Público newspaper broke the story last week saying the council has used climate change – rising sea levels in particular – to justify its decision.
The project is led by a real estate fund called Invesfundo VII, part of the Novo Banco group, which has already contested the decision in a letter sent to municipal councillors.
It calls on the council “not to commit an illegal act that is damaging to the interests of private (investors)”, adding that a decision like this shouldn’t be made without hearing the opinions of everyone, from local citizens to companies and other regional entities.
Developers plan to demolish the campsite by the end of this year to make room for the ‘Quinta do Oceano’ development which includes the construction of an aparthotel, several six-storey buildings as well as one- and two-storey villas.
Loulé council and the developers have been at odds over the project since 2009, when the local authority said that it would only back the development if an alternative location for the campsite was provided.
According to the POOC coastal plan, the lagoon at the mouth of Almargem is part of a group of wetland areas between Armação de Pêra and Ancão, as is Lagoa dos Salgados near Galé which has also been under threat of coastal development for years.
Loulé’s municipal assembly tried to classify the area as a “protected local area” but the bid was not successful. The issue is that the campsite is designated “urban space” since 1995. Despite this, the council believes that the proposed development is not in line with the municipal strategy against climate change, which is the base for the municipal master plan (PDM) that has been under revision for around a year.
Loulé’s coastal development restrictions have already received “favourable opinions” from the Portuguese environmental agency (APA) and the regional coordination and development commission (CCDR).
APA even highlights a number of “environmental vulnerabilities” that Loulé’s PDM should try to minimise on this stretch of the coast.
Loulé’s decision to suspend the PDM is valid for two years and can be extended for another until a new plan is approved and implemented.
The council has already come up with 28 climate change-related measures to implement as part of the PDM’s revision. One of the priorities is a study on the “mean sea level” and the elevation of the tide during extreme events like floods. The goal is to “safeguard and reduce urban density in vulnerable areas”. Thus, the campsite project could be reduced in scale to less than half of the proposed building density.
As Público points out, there is no shortage of coastal development projects despite the evident risks of building so close to the sea.
The newspaper highlights a number of coastal properties built in Vale do Lobo around 30 years ago which are at risk of cliff falls due to rising sea levels.
Around €2.5 million has already been invested in sand replenishment projects to try to counteract the effects of the higher sea levels.
PDM suspended for second time
This is not the first time Loulé council has suspended its PDM municipal plan, although last time it was precisely for the opposite reason.
In 2007, the PDM was suspended to allow the approval and construction of the Conrad Algarve hotel at the entrance of Quinta do Lago.
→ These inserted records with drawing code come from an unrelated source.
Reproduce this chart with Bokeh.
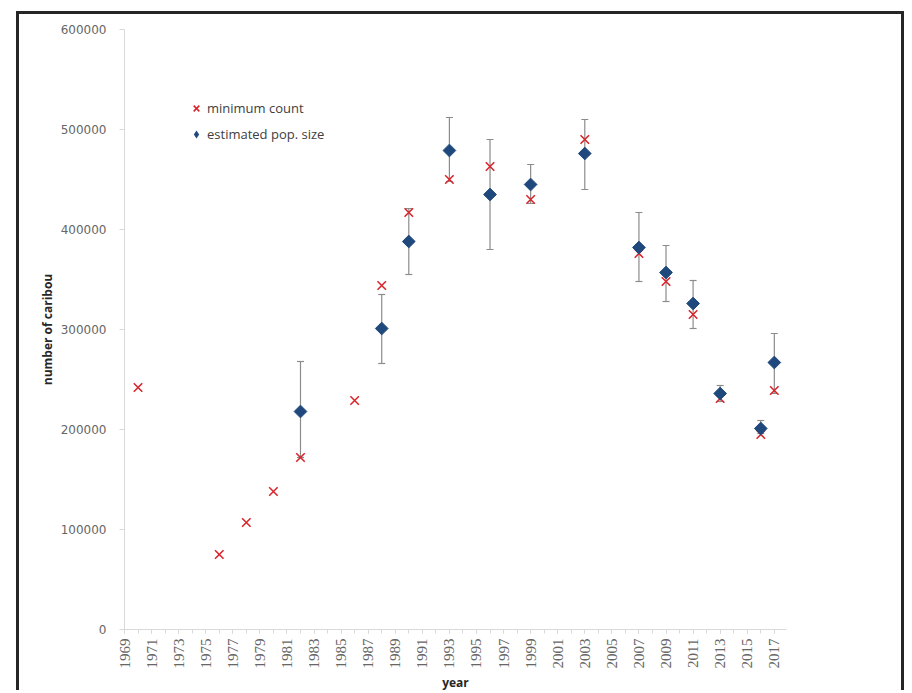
import math
from bokeh.plotting import figure
from bokeh.models import (ColumnDataSource, Whisker, TeeHead, Legend, LegendItem,
                          FixedTicker, BasicTickFormatter, Range1d)
from bokeh.embed import file_html
from bokeh.resources import INLINE

# ---- data ----
min_years = [1970, 1976, 1978, 1980, 1982, 1986, 1988, 1990, 1993, 1996, 1999,
             2003, 2007, 2009, 2011, 2013, 2016, 2017]
min_counts = [242000, 75000, 107000, 138000, 172000, 229000, 344000, 417000, 450000,
              463000, 430000, 490000, 376000, 348000, 315000, 231000, 195000, 239000]

est_years = [1982, 1988, 1990, 1993, 1996, 1999, 2003, 2007, 2009, 2011, 2013, 2016, 2017]
est_sizes = [218000, 301000, 388000, 479000, 435000, 445000, 476000, 382000, 357000,
             326000, 236000, 201000, 267000]
est_lower = [172000, 266000, 355000, 448000, 380000, 426000, 440000, 348000, 328000,
             301000, 228000, 196000, 236000]
est_upper = [268000, 335000, 421000, 512000, 490000, 465000, 510000, 417000, 384000,
             349000, 244000, 209000, 296000]

y_ticks = [0, 100000, 200000, 300000, 400000, 500000, 600000]
x_label_years = list(range(1969, 2018, 2))
x_all_years = list(range(1969, 2018))

# ---- figure ----
p = figure(width=888, height=679, output_backend="svg", toolbar_location=None,
           x_range=Range1d(1969, 2017.9), y_range=Range1d(0, 600000),
           min_border_left=105, min_border_right=121, min_border_top=15,
           min_border_bottom=55,
           styles={"border-top": "3px solid #262626",
                   "border-left": "3px solid #262626",
                   "border-right": "3px solid #262626",
                   "margin-left": "16px", "margin-top": "11px"})
p.outline_line_color = None
p.xgrid.visible = False
p.ygrid.visible = False

axis_col = "#d9d9d9"
# y axis
p.yaxis.ticker = FixedTicker(ticks=y_ticks)
p.yaxis.formatter = BasicTickFormatter(use_scientific=False)
p.yaxis.axis_line_color = axis_col
p.yaxis.major_tick_line_color = axis_col
p.yaxis.major_tick_in = 0
p.yaxis.major_tick_out = 5
p.yaxis.minor_tick_line_color = None
p.yaxis.major_label_text_font = "DejaVu Sans"
p.yaxis.major_label_text_font_size = "12px"
p.yaxis.major_label_text_color = "#666666"
p.yaxis.major_label_standoff = 13
p.yaxis.axis_label = "number of caribou"
p.yaxis.axis_label_text_font = "Open Sans"
p.yaxis.axis_label_text_font_style = "bold"
p.yaxis.axis_label_text_font_size = "12px"
p.yaxis.axis_label_text_color = "#262626"
p.yaxis.axis_label_standoff = 2

# x axis
p.xaxis.ticker = FixedTicker(ticks=x_label_years, minor_ticks=x_all_years)
p.xaxis.axis_line_color = axis_col
p.xaxis.major_tick_line_color = axis_col
p.xaxis.minor_tick_line_color = axis_col
p.xaxis.major_tick_in = 0
p.xaxis.major_tick_out = 4
p.xaxis.minor_tick_in = 0
p.xaxis.minor_tick_out = 4
p.xaxis.major_label_orientation = math.pi / 2
p.xaxis.major_label_text_font = "Liberation Serif"
p.xaxis.major_label_text_font_size = "15px"
p.xaxis.major_label_text_color = "#666666"
p.xaxis.major_label_standoff = 5
p.xaxis.axis_label = "year"
p.xaxis.axis_label_text_font = "Open Sans"
p.xaxis.axis_label_text_font_style = "bold"
p.xaxis.axis_label_text_font_size = "12px"
p.xaxis.axis_label_text_color = "#262626"
p.xaxis.axis_label_standoff = 2

# ---- glyphs ----
est_src = ColumnDataSource(dict(x=est_years, y=est_sizes, lo=est_lower, hi=est_upper))
min_src = ColumnDataSource(dict(x=min_years, y=min_counts))

err_col = "#8c8c8c"
wh = Whisker(base="x", lower="lo", upper="hi", source=est_src, dimension="height",
             line_color=err_col, line_width=1.2,
             upper_head=TeeHead(size=7, line_color=err_col, line_width=1.2),
             lower_head=TeeHead(size=7, line_color=err_col, line_width=1.2))
p.add_layout(wh)

r_min = p.scatter("x", "y", source=min_src, marker="x", size=12,
                  line_color="#d9262c", line_width=1.6)
r_est = p.scatter("x", "y", source=est_src, marker="square", angle=math.pi / 4,
                  size=9, fill_color="#1f497d", line_color="#1f497d")
# legend swatch: same series drawn as zero-size diamonds (only the legend shows it)
r_est_leg = p.scatter("x", "y", source=est_src, marker="diamond", size=0,
                      fill_color="#1f497d", line_color=None)

legend = Legend(items=[LegendItem(label="minimum count", renderers=[r_min]),
                       LegendItem(label="estimated pop. size", renderers=[r_est_leg])],
                location=(62, 485), padding=0, margin=0, spacing=6,
                glyph_width=20, glyph_height=20, label_height=20, label_standoff=1,
                label_text_font="Open Sans", label_text_font_size="13px",
                label_text_color="#404040",
                border_line_color=None, background_fill_alpha=0)
p.add_layout(legend)

open("out.html", "w").write(file_html(p, INLINE))
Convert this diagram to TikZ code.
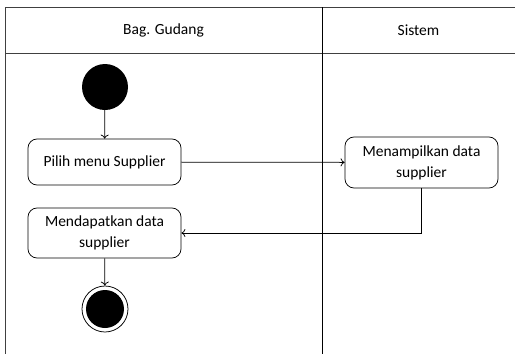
\documentclass[tikz,border=0pt]{standalone}
\usepackage{fontspec}
\setmainfont{Carlito}
\usetikzlibrary{arrows.meta}

\tikzset{
  act/.style={draw, rounded corners=9pt, line width=0.75pt, minimum width=153pt, minimum height=46pt, align=center, inner sep=0.75pt},
  flow/.style={draw, line width=0.75pt, -{To[length=4pt,width=8pt]}},
  lane/.style={draw=black!75, line width=1pt}
}

\begin{document}
\begin{tikzpicture}[x=1pt,y=1pt,yscale=-1,xscale=1,font=\fontsize{15.5}{21}\selectfont]
\useasboundingbox (0,0) rectangle (515,354);

%Swimlanes
\draw [lane] (515,7) -- (5,7) -- (5,354) ;
\draw [lane] (5,53) -- (515,53) ;
\draw [line width=1pt] (322,7) -- (322,354) ;

% Lane titles
\node (gudang) at (163.5,30) {Bag. Gudang};
\node (sistem) at (418.5,30) {Sistem};

%Start
\node (start) [circle, fill=black, minimum size=46pt, inner sep=0pt] at (105,87) {};

%Actions
\node (pilih) [act] at (104.5,162) {Pilih menu Supplier};
\node (tampil) [act, minimum height=51pt] at (421.5,162.5) {Menampilkan data\\supplier};
\node (dapat) [act, minimum height=50pt] at (104.5,233) {Mendapatkan data\\supplier};

%End
\node (stop) [circle, draw, line width=0.75pt, minimum size=46pt, inner sep=0pt] at (105,309) {};
\node (stopin) [circle, fill=black, minimum size=38pt, inner sep=0pt] at (stop) {};

%Flows
\draw [flow] (start) -- (pilih) ;
\draw [flow] (pilih) -- (tampil) ;
\draw [flow] (tampil.south) |- (dapat.east) ;
\draw [flow] (dapat) -- (stop) ;

\end{tikzpicture}
\end{document}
The land was classified as “forest area” which prevented the project from moving forward. But the hotel was considered “too important” and an advantage to the Algarve’s tourism sector.
Three new hotels in the pipeline
Meanwhile, another coastal tourist development is in the pipeline for the Algarve.
The project involves the construction of three hotels in a coastal area between Três Irmãos and Vau in Alvor, Portimão and covers a total area of 460,000 square metres.
Representing an investment of €43.1 million, the hotels will occupy an 11,500sqm area and boast 411 rooms in total.
The project is backed by two Portuguese property development societies and a Spanish hotel company.
Astronow, MI Estoril Invest, Areia Feliz, Top Building and Prainha are the owners of the plots, with Top Building acting as the project’s main representative.
According to Jornal de Negócios, the developers came together because they owned separate adjacent plots in the area.
An environmental impact study is currently under public consultation until March 15.
Nearly 600 new apartments planned for Faro
Nearly 600 new apartments – including an apartment building for university students – are due to be built in Faro as part of a development project entitled ‘Alta de Faro’ promoted by the Libertas Group.
The apartments will be built in Lejana, northwest of Faro, and are part of a €160 million investment plan that the group has for Portugal.
Libertas is also building 400 apartments in Albufeira, 260 of which have already been built and sold, as well as several villas in Parchal and Ferragudo, Lagoa. The group also has plans for Tavira and Portimão.